Text by Wen Xi
Gold is one of the few investments to maintain constant growth over the past decade,rocketing from $255 per ounce in 2001 to a historic high of $1,935 in 2011. Although its price does dip slightly from time to time, investors of all shapes and sizes are confident that its value will hold steady and increase. In this context,a two-year period of stagnancy of gold prices since 2011 was deemed by many as a prelude to its next great bull run.
However, a sharp drop in the gold price starting in mid-April of this year has the optimists second guessing.
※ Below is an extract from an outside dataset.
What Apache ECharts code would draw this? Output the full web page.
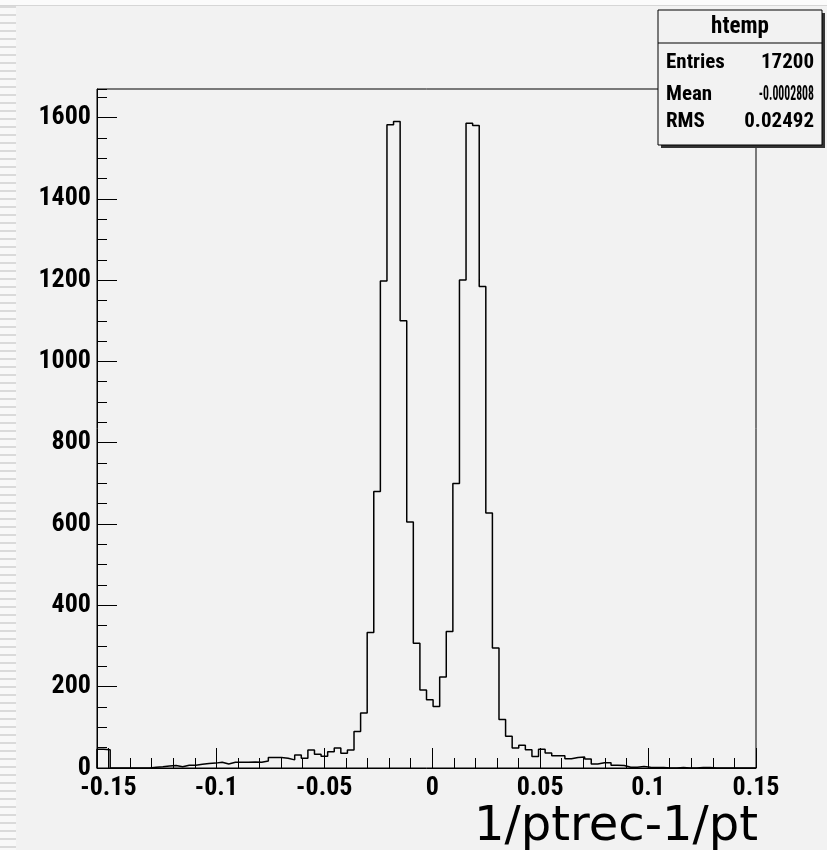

From April 12 to 16, the gold price per ounce witnessed its biggest drop since 1980, plummeting 16 percent from $1,570 to $1,320. Despite a slight rebound later, gold saw another steep drop in late May. On May 20, the London gold market closed at $1,354 per ounce.
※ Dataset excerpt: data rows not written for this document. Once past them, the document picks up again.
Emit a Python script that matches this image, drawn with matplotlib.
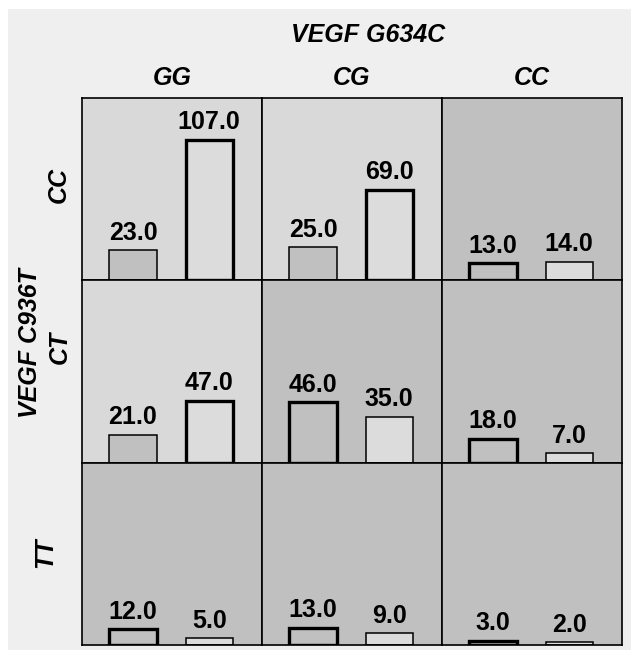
import matplotlib.pyplot as plt
from matplotlib.patches import Rectangle

# Genotype groups
col_labels = ["GG", "CG", "CC"]          # VEGF G634C
row_labels = ["CC", "CT", "TT"]          # VEGF C936T

# Two bars per cell: (left, right)
left_vals = [[23.0, 25.0, 13.0],
             [21.0, 46.0, 18.0],
             [12.0, 13.0, 3.0]]
right_vals = [[107.0, 69.0, 14.0],
              [47.0, 35.0, 7.0],
              [5.0, 9.0, 2.0]]

# Cell shading: "light" or "dark"
cell_shade = [["light", "light", "dark"],
              ["light", "dark", "dark"],
              ["dark", "dark", "dark"]]

shade_colors = {"light": "#d9d9d9", "dark": "#c0c0c0"}
left_color = "#c0c0c0"
right_color = "#dcdcdc"

plt.rcParams["font.family"] = ["Liberation Sans", "DejaVu Sans"]

W, H = 631, 657
fig = plt.figure(figsize=(W / 100, H / 100), dpi=100)
fig.patch.set_facecolor("white")

# light gray backdrop
fig.patches.append(Rectangle((8 / W, 1 - 650 / H), (W - 8) / W, (650 - 9) / H,
                             transform=fig.transFigure, facecolor="#efefef",
                             edgecolor="none", zorder=-10))

gx0, gx1 = 82, 622
gy0, gy1 = 98, 645
cw = (gx1 - gx0) / 3
ch = (gy1 - gy0) / 3

for r in range(3):
    for c in range(3):
        x = gx0 + c * cw
        y = gy0 + r * ch
        ax = fig.add_axes([x / W, 1 - (y + ch) / H, cw / W, ch / H])
        shade = cell_shade[r][c]
        ax.set_facecolor(shade_colors[shade])
        vals = [left_vals[r][c], right_vals[r][c]]
        fills = [left_color, right_color]
        for i, v in enumerate(vals):
            # the bar that blends with its cell gets the heavy outline
            heavy = (shade == "dark" and i == 0) or (shade == "light" and i == 1)
            lw = 2.4 if heavy else 1.1
            ax.bar(i, v, width=0.62, color=fills[i], edgecolor="black",
                   linewidth=lw, zorder=2)
            ax.annotate(f"{v:.1f}", (i, v), xytext=(0, 4),
                        textcoords="offset points", ha="center", va="bottom",
                        fontsize=18, fontweight="bold")
        ax.set_xlim(-0.668, 1.692)
        ax.set_ylim(0, 138.6)
        ax.set_xticks([])
        ax.set_yticks([])
        for s in ax.spines.values():
            s.set_linewidth(1.2)
            s.set_color("black")

# column header
fig.text(368 / W, 1 - 42 / H, "VEGF G634C", ha="center", va="baseline",
         fontsize=18, fontweight="bold", fontstyle="italic")
for c, lab in enumerate(col_labels):
    fig.text((gx0 + (c + 0.5) * cw) / W, 1 - 85 / H, lab, ha="center",
             va="baseline", fontsize=18, fontweight="bold", fontstyle="italic")

# row header
fig.text(30 / W, 1 - 343 / H, "VEGF C936T", ha="center", va="center",
         rotation=90, fontsize=18, fontweight="bold", fontstyle="italic")
row_pos = [(59, 185), (60, 347), (45, 553)]
for (px, py), lab in zip(row_pos, row_labels):
    fig.text(px / W, 1 - py / H, lab, ha="center", va="center", rotation=90,
             fontsize=18, fontweight="bold", fontstyle="italic")

plt.savefig("out.png", dpi=100)
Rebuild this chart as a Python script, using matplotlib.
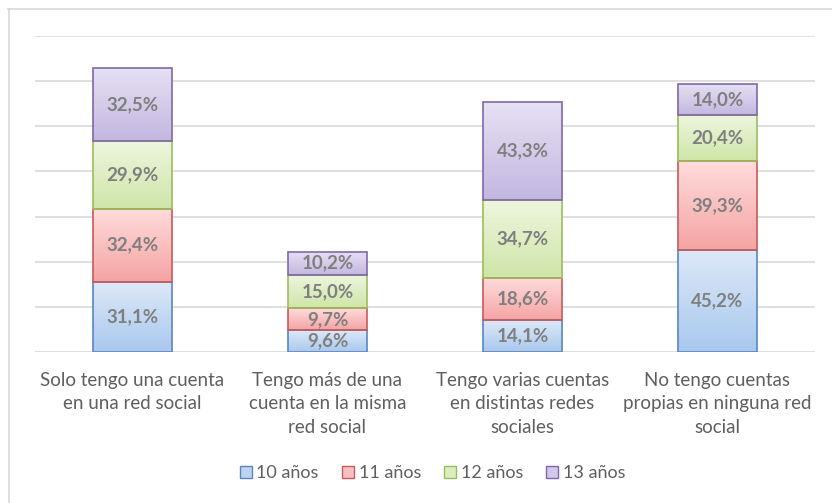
import matplotlib
matplotlib.use("Agg")
import matplotlib.pyplot as plt
import numpy as np
from matplotlib.colors import LinearSegmentedColormap
from matplotlib.lines import Line2D

categories = ["Solo tengo una cuenta\nen una red social",
              "Tengo más de una\ncuenta en la misma\nred social",
              "Tengo varias cuentas\nen distintas redes\nsociales",
              "No tengo cuentas\npropias en ninguna red\nsocial"]
series = ["10 años", "11 años", "12 años", "13 años"]
v10 = [31.1, 9.6, 14.1, 45.2]
v11 = [32.4, 9.7, 18.6, 39.3]
v12 = [29.9, 15.0, 34.7, 20.4]
v13 = [32.5, 10.2, 43.3, 14.0]
values = [v10, v11, v12, v13]

edge_colors = ["#5a86c0", "#c85a5a", "#9cbc5c", "#8068a8"]
top_colors = ["#dde9f8", "#ffdcdc", "#eef6df", "#e6e1f3"]
bot_colors = ["#a9c8ee", "#f5a3a3", "#cfe5a8", "#c3b7e0"]
legend_colors = ["#bcd4f2", "#f8c0c0", "#dcedbf", "#d2c9ea"]

FONT = "Lato"
fig = plt.figure(figsize=(8.32, 5.03), dpi=100)
ax = fig.add_axes([35/832, 1-352/503, 780/832, (352-36)/503])

x = np.arange(len(categories))
bottom = np.zeros(len(categories))
grad = np.linspace(0, 1, 256).reshape(-1, 1)
for i, vals in enumerate(values):
    bars = ax.bar(x, vals, width=0.405, bottom=bottom, facecolor="none",
                  edgecolor=edge_colors[i], linewidth=1.2, zorder=3)
    cmap = LinearSegmentedColormap.from_list("g%d" % i, [bot_colors[i], top_colors[i]])
    for rect, v, b in zip(bars, vals, bottom):
        rx, ry, rw, rh = rect.get_x(), rect.get_y(), rect.get_width(), rect.get_height()
        im = ax.imshow(grad, extent=[rx, rx + rw, ry, ry + rh], origin="lower",
                       aspect="auto", cmap=cmap, zorder=2, interpolation="bilinear")
        im.set_clip_path(rect)
        ax.text(rect.get_x() + rw/2, ry + rh/2, ("%.1f%%" % v).replace(".", ","),
                ha="center", va="center", fontsize=13.5, fontweight="bold",
                color="#7f7f7f", family=FONT, zorder=4)
    bottom = bottom + np.array(vals)

ax.set_xlim(-0.5, 3.5)
ax.set_ylim(0, 140)
ax.set_yticks(np.arange(0, 141, 20))
ax.yaxis.grid(True, color="#d9d9d9", linewidth=1.2, zorder=0)
ax.set_axisbelow(True)
ax.tick_params(axis="y", left=False, labelleft=False)
ax.tick_params(axis="x", bottom=False)
for s in ax.spines.values():
    s.set_visible(False)
ax.set_xticks(x)
ax.set_xticklabels(categories, fontsize=13.5, color="#5f5f5f", family=FONT, linespacing=1.45)
ax.tick_params(axis="x", pad=11)

handles = [Line2D([], [], marker="s", linestyle="none", markersize=9,
                  markerfacecolor=legend_colors[i], markeredgecolor=edge_colors[i],
                  markeredgewidth=1) for i in range(4)]
leg = fig.legend(handles, series, loc="center", bbox_to_anchor=(430/832, 1-473/503),
                 ncol=4, frameon=False, handletextpad=0.0, columnspacing=1.0,
                 handlelength=1.2, prop={"family": FONT, "size": 13})
for t in leg.get_texts():
    t.set_color("#5f5f5f")

fig.add_artist(Line2D([8.5/832, 8.5/832], [0, 1-9/503], transform=fig.transFigure,
                      color="#d9d9d9", linewidth=1.2))
fig.add_artist(Line2D([8/832, 1], [1-9/503, 1-9/503], transform=fig.transFigure,
                      color="#d9d9d9", linewidth=1.2))

fig.savefig("out.png", dpi=100)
Surprisingly, Chinese consumers weren’t afraid of buying the plummeting commodity. The day after the historic drop of the international gold market,Caibai Department Store, the largest gold jewelry store in Beijing, was overflowing with buyers. Within 10 days, consumers on the Chinese mainland bought 300 tons of tangible gold, accounting for one tenth of the world’s annual gold output. In April,100 tons of gold were sold in Guangdong Province alone. Gold purchased from banks wasn’t even included because it is considered an investment rather than consumption.
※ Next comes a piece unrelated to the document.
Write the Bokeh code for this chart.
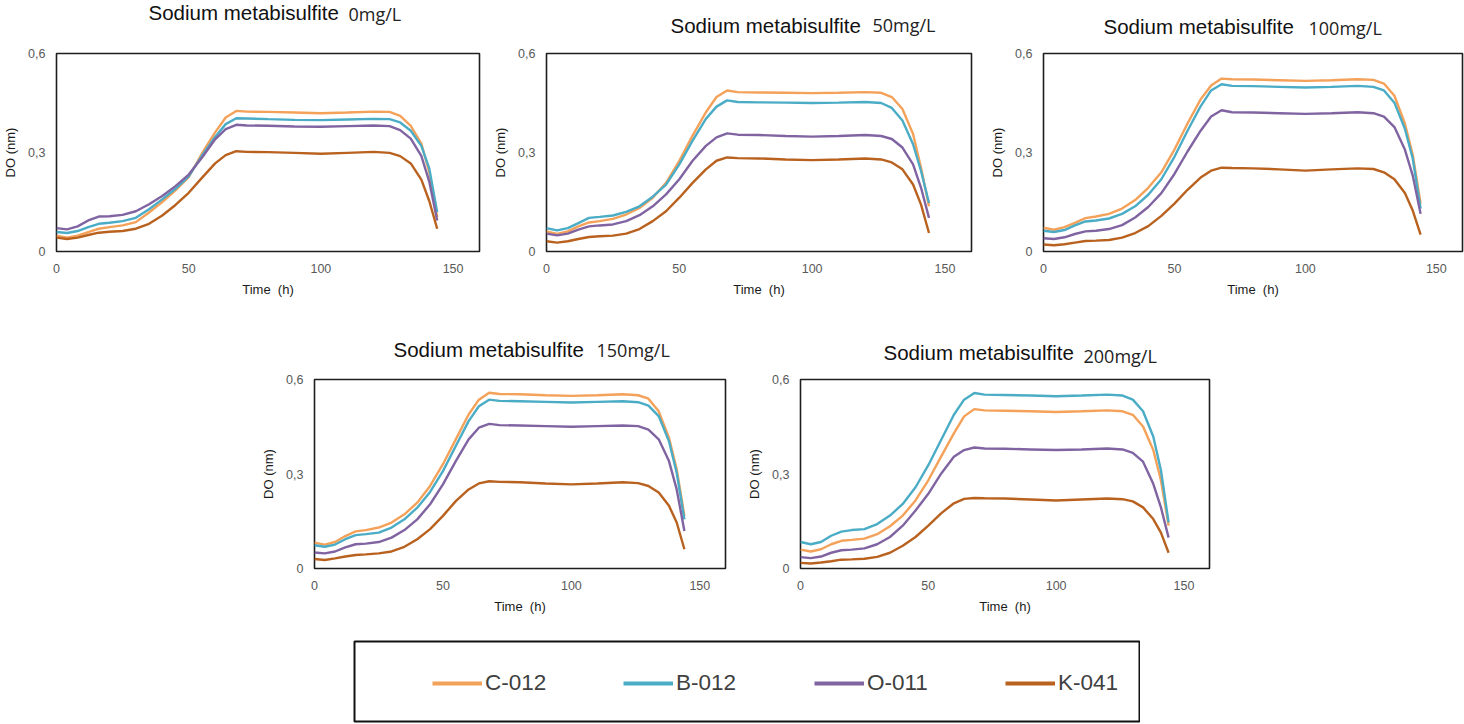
from bokeh.plotting import figure
from bokeh.models import (Range1d, FixedTicker, CustomJSTickFormatter, Legend,
                          LegendItem, Spacer)
from bokeh.core.properties import value
from bokeh.layouts import column, row
from bokeh.embed import file_html
from bokeh.resources import INLINE

TIME = [0, 4, 8, 12, 16, 20, 25, 30, 35, 40, 45, 50, 55, 60, 64, 68, 72, 80, 90, 100,
        110, 120, 126, 130, 134, 138, 141, 144]

SERIES = ["C-012", "B-012", "O-011", "K-041"]
COLORS = ["#F4A15A", "#4BACC6", "#8064A2", "#B9621F"]
TITLE_MAIN = "Sodium metabisulfite"
CONCENTRATIONS = ["0mg/L", "50mg/L", "100mg/L", "150mg/L", "200mg/L"]
Y_TICKS = [0, 0.3, 0.6]
X_TICKS = [0, 50, 100, 150]
X_LABEL = "Time\u00a0\u00a0(h)"
Y_LABEL = "DO (nm)"

# ---- 0 mg/L
c012_0 = [0.048, 0.042, 0.048, 0.059, 0.069, 0.074, 0.079, 0.089, 0.118, 0.150, 0.185, 0.225,
          0.297, 0.361, 0.406, 0.426, 0.424, 0.423, 0.421, 0.419, 0.421, 0.424, 0.423, 0.411,
          0.381, 0.327, 0.240, 0.104]
b012_0 = [0.059, 0.056, 0.062, 0.074, 0.084, 0.087, 0.092, 0.102, 0.128, 0.158, 0.190, 0.228,
          0.290, 0.347, 0.386, 0.404, 0.403, 0.401, 0.399, 0.398, 0.400, 0.402, 0.401, 0.391,
          0.366, 0.320, 0.252, 0.119]
o011_0 = [0.071, 0.067, 0.076, 0.094, 0.106, 0.107, 0.111, 0.122, 0.143, 0.168, 0.198, 0.233,
          0.284, 0.340, 0.371, 0.384, 0.382, 0.381, 0.379, 0.378, 0.380, 0.382, 0.380, 0.368,
          0.342, 0.290, 0.212, 0.094]
k041_0 = [0.042, 0.038, 0.042, 0.050, 0.057, 0.060, 0.062, 0.069, 0.084, 0.109, 0.141, 0.178,
          0.223, 0.267, 0.292, 0.304, 0.302, 0.301, 0.299, 0.296, 0.299, 0.302, 0.299, 0.289,
          0.267, 0.218, 0.153, 0.069]

# ---- 50 mg/L
c012_50 = [0.061, 0.053, 0.061, 0.076, 0.088, 0.092, 0.099, 0.112, 0.132, 0.163, 0.208, 0.275,
           0.351, 0.422, 0.468, 0.488, 0.483, 0.482, 0.481, 0.480, 0.481, 0.483, 0.481, 0.468,
           0.432, 0.356, 0.254, 0.137]
b012_50 = [0.071, 0.064, 0.071, 0.086, 0.102, 0.105, 0.109, 0.120, 0.137, 0.166, 0.203, 0.264,
           0.336, 0.402, 0.439, 0.458, 0.453, 0.452, 0.451, 0.450, 0.451, 0.453, 0.450, 0.435,
           0.397, 0.325, 0.244, 0.147]
o011_50 = [0.054, 0.049, 0.054, 0.066, 0.076, 0.079, 0.082, 0.092, 0.110, 0.137, 0.173, 0.219,
           0.275, 0.320, 0.346, 0.358, 0.354, 0.353, 0.350, 0.348, 0.350, 0.353, 0.350, 0.341,
           0.315, 0.264, 0.193, 0.102]
k041_50 = [0.031, 0.027, 0.031, 0.038, 0.044, 0.046, 0.048, 0.054, 0.068, 0.092, 0.122, 0.163,
           0.208, 0.249, 0.275, 0.285, 0.283, 0.282, 0.279, 0.277, 0.279, 0.282, 0.279, 0.270,
           0.249, 0.203, 0.142, 0.056]

# ---- 100 mg/L
c012_100 = [0.072, 0.066, 0.074, 0.087, 0.101, 0.106, 0.114, 0.130, 0.156, 0.193, 0.240, 0.309,
            0.388, 0.461, 0.503, 0.524, 0.522, 0.521, 0.519, 0.517, 0.519, 0.522, 0.520, 0.509,
            0.472, 0.388, 0.293, 0.145]
b012_100 = [0.063, 0.059, 0.065, 0.079, 0.091, 0.094, 0.100, 0.114, 0.137, 0.172, 0.219, 0.287,
            0.366, 0.440, 0.488, 0.507, 0.502, 0.501, 0.499, 0.497, 0.499, 0.502, 0.499, 0.488,
            0.451, 0.372, 0.282, 0.130]
o011_100 = [0.040, 0.038, 0.043, 0.053, 0.061, 0.063, 0.068, 0.080, 0.103, 0.135, 0.177, 0.235,
            0.303, 0.366, 0.409, 0.428, 0.422, 0.421, 0.419, 0.417, 0.419, 0.422, 0.419, 0.409,
            0.377, 0.309, 0.230, 0.114]
k041_100 = [0.021, 0.019, 0.022, 0.027, 0.032, 0.033, 0.035, 0.042, 0.056, 0.077, 0.108, 0.145,
            0.187, 0.224, 0.245, 0.254, 0.253, 0.252, 0.249, 0.245, 0.249, 0.252, 0.250, 0.240,
            0.219, 0.177, 0.124, 0.051]

# ---- 150 mg/L
c012_150 = [0.082, 0.076, 0.084, 0.103, 0.118, 0.122, 0.130, 0.146, 0.172, 0.209, 0.262, 0.331,
            0.410, 0.489, 0.536, 0.558, 0.554, 0.553, 0.550, 0.548, 0.550, 0.553, 0.550, 0.539,
            0.499, 0.415, 0.315, 0.167]
b012_150 = [0.074, 0.069, 0.076, 0.093, 0.106, 0.109, 0.114, 0.130, 0.156, 0.193, 0.243, 0.309,
            0.389, 0.468, 0.515, 0.536, 0.532, 0.531, 0.529, 0.527, 0.529, 0.531, 0.528, 0.517,
            0.484, 0.404, 0.304, 0.156]
o011_150 = [0.051, 0.048, 0.054, 0.067, 0.077, 0.079, 0.084, 0.098, 0.122, 0.156, 0.204, 0.267,
            0.341, 0.410, 0.447, 0.459, 0.455, 0.454, 0.452, 0.450, 0.452, 0.454, 0.452, 0.441,
            0.410, 0.341, 0.251, 0.119]
k041_150 = [0.030, 0.027, 0.032, 0.038, 0.043, 0.045, 0.048, 0.054, 0.069, 0.093, 0.125, 0.167,
            0.214, 0.251, 0.270, 0.277, 0.275, 0.274, 0.270, 0.267, 0.270, 0.274, 0.271, 0.262,
            0.241, 0.199, 0.146, 0.061]

# ---- 200 mg/L
c012_200 = [0.060, 0.054, 0.061, 0.077, 0.088, 0.091, 0.095, 0.109, 0.134, 0.168, 0.216, 0.280,
            0.355, 0.429, 0.483, 0.506, 0.502, 0.501, 0.499, 0.497, 0.499, 0.502, 0.499, 0.488,
            0.451, 0.376, 0.280, 0.136]
b012_200 = [0.084, 0.077, 0.084, 0.104, 0.117, 0.122, 0.125, 0.141, 0.168, 0.205, 0.258, 0.328,
            0.408, 0.488, 0.536, 0.557, 0.552, 0.551, 0.549, 0.547, 0.549, 0.552, 0.549, 0.536,
            0.499, 0.419, 0.312, 0.146]
o011_200 = [0.036, 0.033, 0.038, 0.050, 0.058, 0.060, 0.064, 0.077, 0.100, 0.136, 0.184, 0.237,
            0.301, 0.355, 0.376, 0.384, 0.381, 0.380, 0.378, 0.376, 0.378, 0.381, 0.378, 0.367,
            0.339, 0.269, 0.194, 0.098]
k041_200 = [0.018, 0.016, 0.019, 0.023, 0.028, 0.029, 0.031, 0.037, 0.050, 0.072, 0.100, 0.136,
            0.175, 0.207, 0.221, 0.224, 0.223, 0.222, 0.219, 0.216, 0.219, 0.222, 0.220, 0.213,
            0.194, 0.157, 0.114, 0.050]

PANELS = [
    [c012_0, b012_0, o011_0, k041_0],
    [c012_50, b012_50, o011_50, k041_50],
    [c012_100, b012_100, o011_100, k041_100],
    [c012_150, b012_150, o011_150, k041_150],
    [c012_200, b012_200, o011_200, k041_200],
]

PAGE_W = 1464

# panel figure geometry (width, height, min borders)
GEOM = [
    dict(w=490, h=272, l=56, r=11, t=13, b=61),
    dict(w=497, h=272, l=56, r=16, t=13, b=61),
    dict(w=477, h=272, l=56, r=2, t=13, b=61),
    dict(w=486, h=270, l=56, r=19, t=9, b=72),
    dict(w=481, h=270, l=56, r=16, t=9, b=72),
]

fmt = CustomJSTickFormatter(code="""
    if (Math.abs(tick) < 1e-9) { return "0"; }
    return tick.toFixed(1).replace(".", ",");
""")


def make_panel(i):
    g = GEOM[i]
    p = figure(width=g["w"], height=g["h"], x_range=Range1d(0, 160), y_range=Range1d(0, 0.6),
               output_backend="svg", toolbar_location=None,
               min_border_left=g["l"], min_border_right=g["r"],
               min_border_top=g["t"], min_border_bottom=g["b"])
    p.outline_line_color = "#1e1e1e"
    p.outline_line_width = 1.6
    p.xgrid.visible = False
    p.ygrid.visible = False
    for ax in (p.xaxis[0], p.yaxis[0]):
        ax.axis_line_color = None
        ax.major_tick_line_color = None
        ax.minor_tick_line_color = None
        ax.major_tick_out = 0
        ax.major_tick_in = 0
        ax.minor_tick_out = 0
        ax.major_label_text_font = "Liberation Sans"
        ax.major_label_text_font_size = "12.5px"
        ax.major_label_text_color = "#595959"
        ax.axis_label_text_font = "Liberation Sans"
        ax.axis_label_text_font_size = "13px"
        ax.axis_label_text_font_style = "normal"
        ax.axis_label_text_color = "#1a1a1a"
    p.xaxis.ticker = FixedTicker(ticks=X_TICKS)
    p.yaxis.ticker = FixedTicker(ticks=Y_TICKS)
    p.yaxis.formatter = fmt
    p.xaxis.axis_label = X_LABEL
    p.yaxis.axis_label = Y_LABEL
    p.xaxis.major_label_standoff = 12
    p.xaxis.axis_label_standoff = 6
    p.yaxis.major_label_standoff = 11
    p.yaxis.axis_label_standoff = 7

    for color, vals in zip(COLORS, PANELS[i]):
        p.line(TIME, vals, line_color=color, line_width=2.4)
    return p


def make_title_strip(height, mains, suffixes):
    """A bare strip (pixel coordinates, y downward) holding the panel titles."""
    s = figure(width=PAGE_W, height=height, x_range=Range1d(0, PAGE_W),
               y_range=Range1d(height, 0), output_backend="svg", toolbar_location=None,
               x_axis_location=None, y_axis_location=None,
               min_border_left=0, min_border_right=0, min_border_top=0, min_border_bottom=0)
    s.outline_line_color = None
    s.xgrid.visible = False
    s.ygrid.visible = False
    s.text(x=[m[0] for m in mains], y=[m[1] for m in mains],
           text=[TITLE_MAIN] * len(mains), text_font=value("Liberation Sans"),
           text_font_size="20.5px", text_color="#111111",
           text_baseline="alphabetic", text_align="left")
    s.text(x=[q[0] for q in suffixes], y=[q[1] for q in suffixes],
           text=[q[2] for q in suffixes], text_font=value("Open Sans"),
           text_font_size="18px", text_color="#222222",
           text_baseline="alphabetic", text_align="left")
    return s


panels = [make_panel(i) for i in range(5)]

strip1 = make_title_strip(40, [(148, 11.5), (670, 24.5), (1103, 25.5)],
                          [(348, 13.5, CONCENTRATIONS[0]), (872, 24, CONCENTRATIONS[1]),
                           (1308, 27, CONCENTRATIONS[2])])
strip2 = make_title_strip(58, [(393, 36.5), (883, 39.5)],
                          [(596, 37, CONCENTRATIONS[3]), (1083, 43, CONCENTRATIONS[4])])

# legend box
leg = figure(width=787, height=84, x_range=Range1d(0, 1), y_range=Range1d(10, 11),
             output_backend="svg", toolbar_location=None,
             x_axis_location=None, y_axis_location=None,
             min_border_left=1, min_border_right=1, min_border_top=1, min_border_bottom=3)
leg.xgrid.visible = False
leg.ygrid.visible = False
leg.outline_line_color = "#111111"
leg.outline_line_width = 2
items = []
for name, color, vals in zip(SERIES, COLORS, PANELS[0]):
    r = leg.line(TIME, vals, line_color=color, line_width=4)  # outside the view: legend swatch only
    items.append(LegendItem(label=name, renderers=[r]))
legend = Legend(items=items, orientation="horizontal", location=(78, 23),
                glyph_width=50, glyph_height=30, label_width=138, label_standoff=3,
                spacing=0, padding=0, margin=0, border_line_color=None,
                background_fill_alpha=0,
                label_text_font="Liberation Sans", label_text_font_size="22.5px",
                label_text_color="#404040")
leg.add_layout(legend, "center")

layout = column(
    strip1,
    row(panels[0], panels[1], panels[2]),
    strip2,
    row(Spacer(width=258, height=270), panels[3], panels[4]),
    row(Spacer(width=353, height=84), leg),
)

open("out.html", "w").write(file_html(layout, INLINE))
Over the past 12 years as gold prices were rising, China evolved from a negligible role in the global gold market into the world’s biggest gold consumer. The most recent gold rush attracted not only housewives on the Chinese mainland, but also buyers from China’s Hong Kong and other Asian countries including Singapore,Thailand, and India. Although the Indian government recently substantially raised gold import tariffs, on April 16 and 17,2013, daily gold sales reached four tons,three times more than usual, in Mumbai,the biggest gold market in India.